Salt Lake City – Utah
For my next stop, I arrived in Salt Lake City, via a rather circuitous route. Rather than going directly there, I decided to take a bit of a detour through Nevada. That makes 19 states so far! I really wanted to drive through the Salt Flats west of the city, though I promised myself I wouldn’t actually drive onto the flats themselves. I like to think I learn my lessons sometimes. If you have never been, I have to say it is one of the most spectacular drives in the country. Certainly rivaling the coast of California and the mountains in New Mexico… for about the first 45 mins… The looming mountains that give way to the city itself remain on the horizon for at least another hour or so, like a cardboard mockery or a taunting, teasing reminder of how much farther I had to go down this long straight road. I feel like there is a metaphor in there somewhere.
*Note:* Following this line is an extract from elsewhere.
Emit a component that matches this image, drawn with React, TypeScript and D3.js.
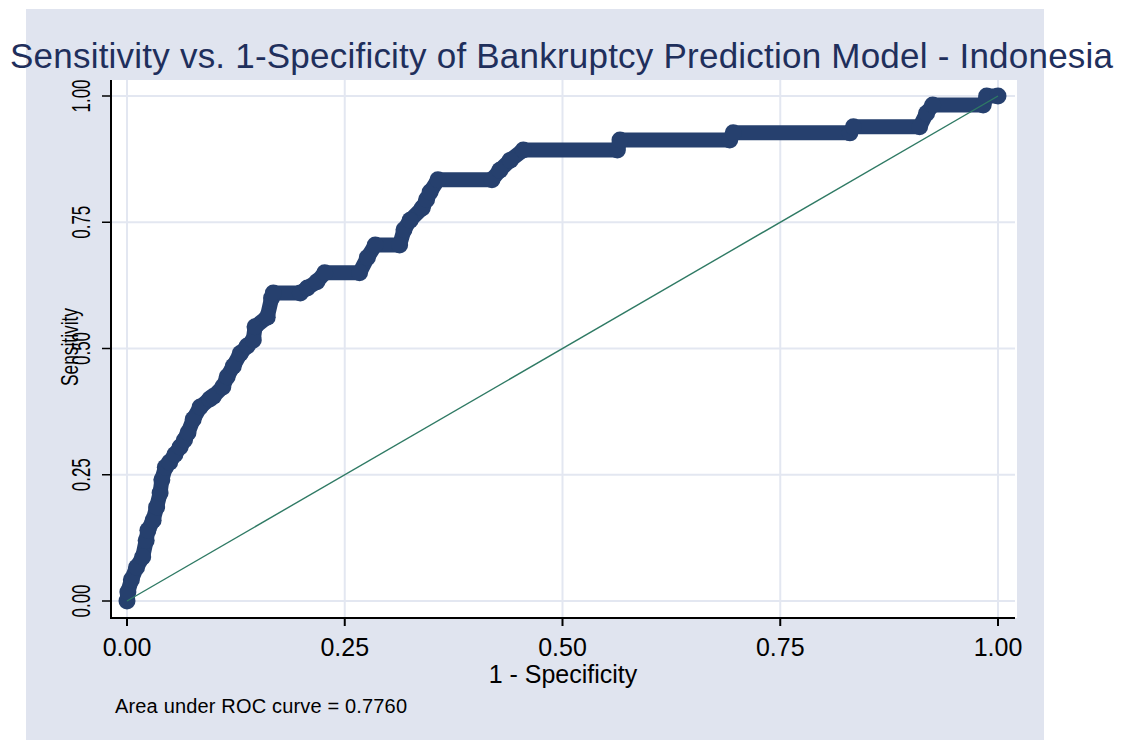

At one point, right before I got there I had to cancel the reservations I made at the campground on the lake. What seemed like a straightforward 20-minute drive in actuality was a 4 1/2 hour detour to the one and only Quaker meeting in the state of Utah. I was pretty excited about this one, not only because I was extremely curious to learn about the coexistence between them and the Mormon population but because it would be my first traditional Quaker worship in about four states. While I really enjoyed the diversity of the practices I was able to participate in so far, they have made me appreciate our silent worship that much more.
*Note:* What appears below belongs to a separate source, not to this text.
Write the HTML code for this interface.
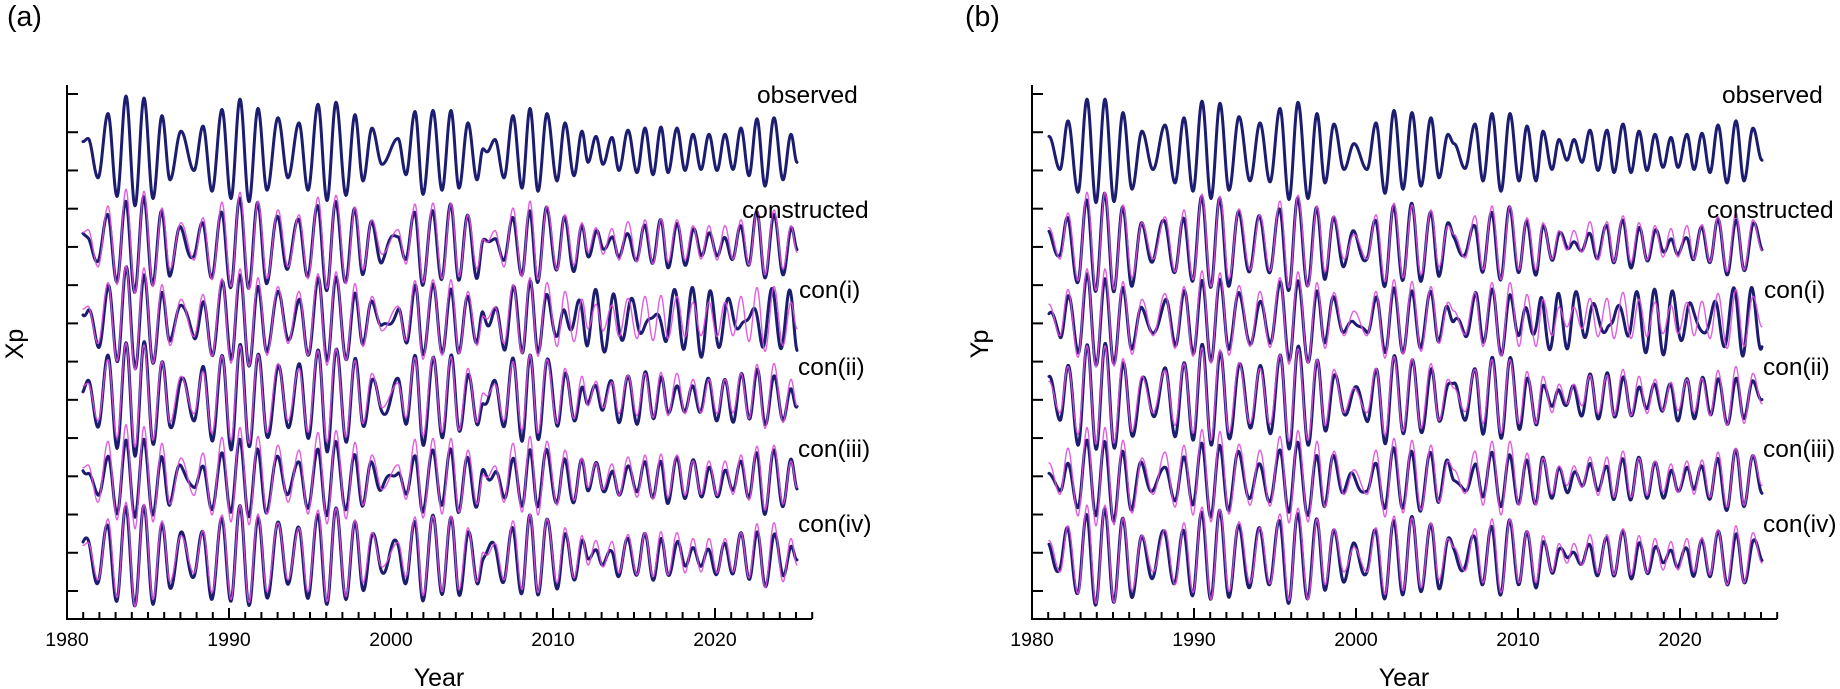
<!DOCTYPE html>
<html><head><meta charset="utf-8">
<style>
html,body{margin:0;padding:0;background:#fff;}
svg{display:block;}
text{font-family:"Liberation Sans",Arial,sans-serif;fill:#000;}
</style></head><body>
<svg id="s" width="1840" height="689" viewBox="0 0 1840 689" xmlns="http://www.w3.org/2000/svg">
<rect x="0" y="0" width="1840" height="689" fill="#fff"/>
<g id="data"></g>
<g id="axes" stroke="#000" stroke-width="2" fill="none"></g>
<!-- panel labels -->
<text x="7" y="26" font-size="28.5">(a)</text>
<text x="965" y="26" font-size="28.5">(b)</text>
<!-- tick labels a -->
<g font-size="19.5" text-anchor="middle">
<text x="67" y="646">1980</text>
<text x="229" y="646">1990</text>
<text x="391" y="646">2000</text>
<text x="553" y="646">2010</text>
<text x="715" y="646">2020</text>
<text x="1032" y="646">1980</text>
<text x="1194" y="646">1990</text>
<text x="1356" y="646">2000</text>
<text x="1518" y="646">2010</text>
<text x="1680" y="646">2020</text>
</g>
<text x="439" y="686" font-size="25" text-anchor="middle">Year</text>
<text x="1404" y="686" font-size="25" text-anchor="middle">Year</text>
<text transform="translate(23,344) rotate(-90)" font-size="25" text-anchor="middle">Xp</text>
<text transform="translate(988,344) rotate(-90)" font-size="25" text-anchor="middle">Yp</text>
<!-- series labels a -->
<g font-size="24.5">
<text x="757" y="103">observed</text>
<text x="742" y="218">constructed</text>
<text x="799" y="298">con(i)</text>
<text x="798" y="375">con(ii)</text>
<text x="798" y="457">con(iii)</text>
<text x="798" y="532">con(iv)</text>
<text x="1722" y="103">observed</text>
<text x="1707" y="218">constructed</text>
<text x="1764" y="298">con(i)</text>
<text x="1763" y="375">con(ii)</text>
<text x="1763" y="457">con(iii)</text>
<text x="1763" y="532">con(iv)</text>
</g>
</svg>
<script>
(function(){
var NS="http://www.w3.org/2000/svg";
var A=[[16,140],[21,137],[31,175],[41,113],[50,193],[59,96],[68,202],[77,98],[86,195],[95,115],[103,177],[114,130],[127,168],[136,125],[145,188],[155,109],[164,195],[173,99],[182,198],[191,108],[200,187],[211,117],[221,175],[232,122],[241,187],[251,104],[260,197],[269,102],[279,192],[288,114],[296,178],[305,127],[315,162],[331,137],[339,172],[348,111],[356,191],[366,110],[375,187],[384,110],[392,185],[401,122],[410,177],[416,147],[420,150],[428,138],[437,175],[446,115],[455,185],[463,108],[471,188],[480,113],[490,178],[498,122],[507,173],[515,130],[521,160],[529,135],[536,162],[545,136],[552,168],[561,129],[570,170],[578,127],[586,172],[594,126],[601,170],[610,127],[618,168],[626,133],[634,167],[642,133],[650,168],[658,133],[666,167],[674,127],[682,173],[690,118],[698,183],[707,117],[716,177],[724,133],[730,160]];
var B=[[17,135],[28,167],[36,120],[46,189],[55,99],[64,199],[73,99],[82,198],[91,112],[100,186],[110,130],[121,167],[133,124],[143,180],[152,117],[161,188],[170,101],[179,195],[188,103],[197,187],[207,116],[218,178],[228,122],[238,179],[248,108],[257,196],[266,102],[276,195],[285,113],[293,180],[302,123],[312,167],[322,142],[335,167],[344,122],[353,190],[362,110],[371,186],[380,112],[389,183],[399,117],[407,175],[416,133],[422,142],[433,166],[443,123],[451,178],[460,113],[469,188],[478,113],[487,178],[495,125],[504,178],[511,130],[520,167],[527,138],[535,158],[542,138],[550,160],[558,129],[566,168],[575,129],[582,170],[591,123],[599,170],[607,130],[615,168],[623,133],[631,165],[639,136],[646,165],[655,133],[662,167],[670,132],[678,170],[686,124],[695,180],[704,120],[712,178],[721,127],[730,158]];
function mk(list){return function(dx){
  if(dx<=list[0][0])return list[0][1];
  for(var i=0;i<list.length-1;i++){var a=list[i],b=list[i+1];
    if(dx<=b[0]){var s=(dx-a[0])/(b[0]-a[0]);return a[1]+(b[1]-a[1])*(1-Math.cos(Math.PI*s))/2;}}
  return list[list.length-1][1];};}
function fy(y){return 79.5+(y-80)*3/2.9;}
var C=[150.9,241.4,318.0,395.0,476.7,554.3];
function ss(t,a,b){var u=(t-a)/(b-a);u=Math.max(0,Math.min(1,u));return u*u*(3-2*u);}
var data=document.getElementById('data');
function path(pts,color,w,op){
  var d="M"+pts[0][0].toFixed(1)+","+pts[0][1].toFixed(1);
  for(var i=1;i<pts.length;i++)d+="L"+pts[i][0].toFixed(1)+","+pts[i][1].toFixed(1);
  var p=document.createElementNS(NS,'path');
  p.setAttribute('d',d);p.setAttribute('fill','none');p.setAttribute('stroke',color);
  p.setAttribute('stroke-width',w);p.setAttribute('stroke-linejoin','round');p.setAttribute('stroke-linecap','round');
  if(op)p.setAttribute('stroke-opacity',op);
  data.appendChild(p);
}
var NAVY="#1c1c70",MAG="#dc4fdc";
function panel(x0,list,params){
  var f=mk(list);
  var obs=[],mag=[[],[],[],[],[]],nav=[[],[],[],[],[]];
  for(var dx=list[0][0];dx<=730.01;dx+=0.5){
    var x=x0+dx,y=fy(f(dx)),d=y-C[0],t=dx/16.2;
    obs.push([x,y]);
    for(var k=0;k<5;k++){
      var p=params[k],c=C[k+1];
      mag[k].push([x,c+0.95*d]);
      var w=ss(t,29,32);
      var g=p[0]+(p[1]-p[0])*w;
      var a=p[2]+(p[3]-p[2])*w;
      var dev=a*Math.sin(2*Math.PI*t/1.19+p[4])+p[5]+2.5*Math.sin(2*Math.PI*t/3.1+p[4]*1.7);
      nav[k].push([x,c+g*d+dev]);
    }
  }
  path(obs,NAVY,3.0);
  for(var k=0;k<5;k++){path(nav[k],NAVY,3.0);path(mag[k],MAG,1.4,0.9);}
}
panel(67,A,[[0.9,0.82,6,5,0.3,3],[1.0,0.7,7,22,2.1,2],[0.95,0.9,6,6,4.0,3],[0.85,0.85,7,4,1.2,3],[0.8,0.75,8,5,5.0,3]]);
panel(1032,B,[[0.9,0.75,6,5,1.0,3],[1.0,0.7,8,22,3.0,2],[0.95,0.9,6,6,5.0,3],[0.85,0.85,7,4,2.2,3],[0.8,0.75,8,5,0.5,3]]);
// axes
var ax=document.getElementById('axes');
function line(x1,y1,x2,y2){var l=document.createElementNS(NS,'line');
  l.setAttribute('x1',x1);l.setAttribute('y1',y1);l.setAttribute('x2',x2);l.setAttribute('y2',y2);ax.appendChild(l);}
[67,1032].forEach(function(x0){
  line(x0,85,x0,620);
  line(x0-1,619,x0+745,619);
  for(var i=0;i<14;i++){var y=94+38.23*i;line(x0,y,x0+11,y);}
  for(var yr=1981;yr<=2026;yr++){var x=x0+16.2*(yr-1980);var maj=(yr%10===0);line(x,619,x,maj?608:612);}
});
})();
</script>
</body></html>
The members started meeting about 50 years ago in a local community center. At this time, they were under the care of Logan Monthly Meeting and members of Pacific Yearly Meeting. Logan meeting has since been laid down and Salt Lake City Monthly Meeting is now part of Intermountain Yearly Meeting. You might remember me referring to Intermountain YM when writing about El Paso. I feel like that there needs a moment of consideration; the vast distance between El Paso and Salt Lake City. It makes me feel somewhat spoiled and more than a little ungrateful when I complain about having to cross the river for Quaker activities between New Jersey and Pennsylvania, and it makes me wonder if there are ways for more PA Quakers to get involved with the goings-on in NJ. Attracted by the peace movement their membership grew through the 70’s, enough to warrant the purchase of their own building in the 80’s. Unfortunately, though this transient population came through the local University and left shortly thereafter. People come now attracted by their ideas around LGBTQ equality, Quaker process, and often consider their selves refugees from the Latter Day Saints church.
The meeting itself is now housed in what used to be an old Methodist church that was built in 1914. They Worship in the main room sitting in a circle of about 25 chairs. I am told on any given Sunday there are around 20 or so attenders. This Sunday we started with some music out of a homemade songbook. Mostly hymnal style but some were reminiscent of those we find in “Rise Up.”
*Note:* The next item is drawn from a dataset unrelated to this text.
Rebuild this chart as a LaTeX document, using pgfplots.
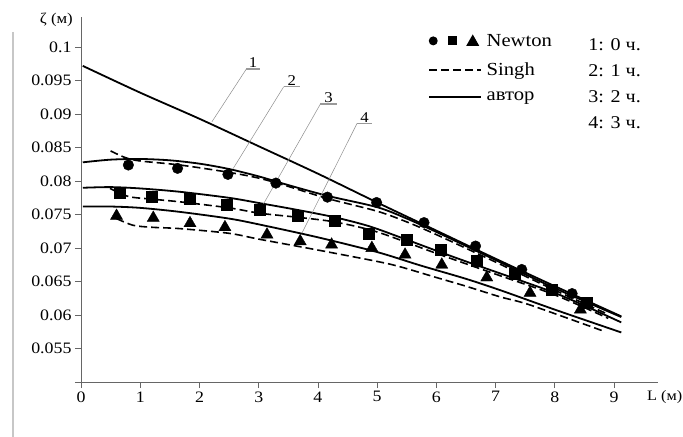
\documentclass[border=0pt]{standalone}
\usepackage{fontspec}
\setmainfont{Liberation Serif}[FakeStretch=1.12]
\usepackage{pgfplots}
\pgfplotsset{compat=1.18}

\tikzset{
  avtor/.style={black, line width=1.8bp},
  singh/.style={black, line width=1.6bp, dash pattern=on 8bp off 4bp},
  lead/.style={black!45, line width=0.5bp},
  ul/.style={black!40, line width=1.3bp},
}

\begin{document}
\begin{tikzpicture}
\useasboundingbox (-81bp,-55bp) rectangle (602bp,382bp);
\begin{axis}[
  scale only axis, width=577bp, height=365bp,
  xmin=0, xmax=9.74, ymin=0.05, ymax=0.1045,
  axis x line*=bottom, axis y line*=left,
  axis line style={-, draw=black!60, line width=0.9bp},
  tick align=outside, major tick length=6bp,
  tick style={draw=black!60, line width=0.9bp},
  xtick={0,1,2,3,4,5,6,7,8,9},
  xticklabels={0,1,2,3,4,5,6,7,8,9},
  ytick={0.05,0.055,0.06,0.065,0.07,0.075,0.08,0.085,0.09,0.095,0.1},
  yticklabels={,0.055,0.06,0.065,0.07,0.075,0.08,0.085,0.09,0.095,0.1},
  tick label style={font=\fontsize{16}{18}\selectfont},
  clip=false,
  legend cell align=left,
  legend style={at={(axis cs:5.86,0.1022)}, anchor=north west, draw=none,
    fill=none, inner sep=0pt, row sep=12bp,
    font=\fontsize{18.5}{20}\selectfont,
    nodes={inner sep=1.5bp},
    /tikz/every odd column/.style={column sep=3bp}},
]
% legend keys
\addlegendimage{legend image code/.code={
  \path[draw=none] (0bp,0bp) -- (50bp,0bp);
  \fill[draw=none] (4bp,0bp) circle (4.5bp);
  \fill[draw=none] (18.5bp,-4.5bp) rectangle (27.5bp,4.5bp);
  \fill[draw=none] (37bp,-5bp) -- (50bp,-5bp) -- (43.5bp,6.5bp) -- cycle;}}
\addlegendentry{Newton}
\addlegendimage{legend image code/.code={
  \draw[singh] (0bp,0bp) -- (52bp,0bp);}}
\addlegendentry{Singh}
\addlegendimage{legend image code/.code={
  \draw[avtor] (0bp,0bp) -- (52bp,0bp);}}
\addlegendentry{автор}

% 1: 0 h, author
\addplot[avtor, smooth, forget plot] coordinates {
  (0.03,0.0972) (1,0.0932) (2,0.0893) (3,0.0852) (4,0.0811)
  (5,0.0768) (6,0.0726) (7,0.0684) (8,0.0643) (9.12,0.0598)};

% 2: 1 h
\addplot[avtor, smooth, forget plot] coordinates {
  (0.03,0.0828) (0.5,0.0832) (1,0.0833) (1.5,0.0831) (2,0.0826)
  (2.5,0.0818) (3,0.0807) (3.5,0.0794) (4.16,0.0778) (5,0.0761)
  (5.5,0.0744) (6,0.0724) (6.5,0.0703) (7,0.0682) (8,0.0640) (9.12,0.0597)};
\addplot[singh, smooth, forget plot] coordinates {
  (0.5,0.0845) (0.75,0.0835) (1,0.0830) (1.67,0.0824) (2.5,0.0813)
  (3.02,0.0804) (3.5,0.0792) (4.16,0.0774) (5,0.0755) (5.5,0.0739)
  (6,0.0720) (7,0.0679) (8,0.0637) (8.9,0.0601)};
\addplot[only marks, mark=*, mark size=5.3bp, black, forget plot] coordinates {
  (0.80,0.0824) (1.63,0.0819) (2.48,0.0810) (3.29,0.0797) (4.16,0.0776)
  (4.99,0.0768) (5.79,0.0738) (6.66,0.0703) (7.44,0.0668) (8.29,0.0632)};

% 3: 2 h
\addplot[avtor, smooth, forget plot] coordinates {
  (0.03,0.0790) (0.5,0.0791) (1,0.0789) (1.67,0.0784) (2.5,0.0775)
  (3.02,0.0767) (3.65,0.0757) (4.28,0.0746) (4.85,0.0733) (5.39,0.0716)
  (6,0.0696) (6.5,0.0680) (7.08,0.0662) (7.5,0.0649) (8,0.0633)
  (8.5,0.0614) (9.12,0.0589)};
\addplot[singh, smooth, forget plot] coordinates {
  (0.49,0.0789) (0.8,0.0777) (1.2,0.0773) (1.67,0.0769) (2.5,0.0760)
  (3.02,0.0752) (3.65,0.0746) (4.28,0.0739) (5,0.0724) (6,0.0692)
  (7,0.0661) (8,0.0630) (8.9,0.0595)};
\addplot[only marks, mark=square*, mark size=5.5bp, black, forget plot] coordinates {
  (0.66,0.0782) (1.2,0.0776) (1.83,0.0774) (2.46,0.0764) (3.02,0.0757)
  (3.65,0.0748) (4.28,0.0741) (4.85,0.0721) (5.49,0.0712) (6.08,0.0698)
  (6.68,0.0681) (7.32,0.0662) (7.94,0.0638) (8.54,0.0618)};

% 4: 3 h
\addplot[avtor, smooth, forget plot] coordinates {
  (0.03,0.0762) (0.5,0.0762) (1,0.0760) (1.67,0.0754) (2.5,0.0744)
  (3.02,0.0735) (4,0.0716) (5,0.0694) (5.73,0.0674) (6.5,0.0654)
  (7.08,0.0637) (8,0.0608) (9.12,0.0574)};
\addplot[singh, smooth, forget plot] coordinates {
  (0.6,0.0744) (0.88,0.0734) (1.2,0.0731) (1.67,0.0729) (2.5,0.0722)
  (3.02,0.0713) (4,0.0697) (5,0.0680) (5.39,0.0672) (6,0.0656)
  (6.5,0.0643) (7.08,0.0627) (7.58,0.0615) (8.85,0.0575)};
\addplot[only marks, mark=triangle*, mark size=7bp, black, forget plot] coordinates {
  (0.60,0.0748) (1.22,0.0745) (1.84,0.0737) (2.43,0.0731) (3.14,0.0720)
  (3.70,0.0710) (4.23,0.0705) (4.91,0.0700) (5.47,0.0690) (6.09,0.0675)
  (6.85,0.0656) (7.58,0.0633) (8.43,0.0608)};

% curve labels
\draw[lead] (axis cs:2.21,0.08885) -- (axis cs:2.79,0.09672);
\draw[ul] (axis cs:2.79,0.09672) -- (axis cs:3.02,0.09672);
\node[anchor=south, inner sep=1bp, font=\fontsize{15}{17}\selectfont] at (axis cs:2.905,0.09672) {1};
\draw[lead] (axis cs:2.57,0.08189) -- (axis cs:3.42,0.09407);
\draw[ul] (axis cs:3.42,0.09407) -- (axis cs:3.70,0.09407);
\node[anchor=south, inner sep=1bp, font=\fontsize{15}{17}\selectfont] at (axis cs:3.56,0.09407) {2};
\draw[lead] (axis cs:3.07,0.07642) -- (axis cs:4.04,0.09149);
\draw[ul] (axis cs:4.04,0.09149) -- (axis cs:4.32,0.09149);
\node[anchor=south, inner sep=1bp, font=\fontsize{15}{17}\selectfont] at (axis cs:4.18,0.09149) {3};
\draw[lead] (axis cs:3.73,0.07224) -- (axis cs:4.66,0.08861);
\draw[ul] (axis cs:4.66,0.08861) -- (axis cs:4.91,0.08861);
\node[anchor=south, inner sep=1bp, font=\fontsize{15}{17}\selectfont] at (axis cs:4.785,0.08861) {4};

\node[anchor=north west, align=left, inner sep=0pt,
  font=\fontsize{18}{26}\selectfont] at (axis cs:8.56,0.1013)
  {1: 0 ч.\\2: 1 ч.\\3: 2 ч.\\4: 3 ч.};
\end{axis}
\node[anchor=east, inner sep=0pt, font=\fontsize{15}{17}\selectfont] at (-8bp,362bp) {ζ (м)};
\node[anchor=west, inner sep=0pt, font=\fontsize{14.5}{17}\selectfont] at (566bp,-15bp) {L (м)};
\draw[black!22, line width=2bp] (-68bp,350bp) -- (-68bp,-55bp);
\end{tikzpicture}
\end{document}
I get the impression that is a really diverse group who practice a variety of beliefs. While none are in direct conflict with each other, I am told it is sometimes hard to focus on a single objective. For example, when the decision was made to purchase the building there was a great deal of concern that this would take away from some of the peace and social concern issues which were much more important to some members than the issue of where they worshipped. Some members lean more to the evangelistic Christian side, while others like to focus on things like opposition to war and violence, and others on LGBTQ rights. It is worth mentioning that no one I spoke to at this Meeting had any Quaker association before joining. Most were raised in the Mormon Church but had trouble reconciling their practices into what they considered a spiritual lifestyle. At one point I asked if silent worship was a problem for new members as I had heard that to be the reason so many of the Evangelical churches seemed to water down that tradition or do away with it entirely. The reply was an outright no. It seems despite all of their differences this was one commonality that bound them together in faith and practice.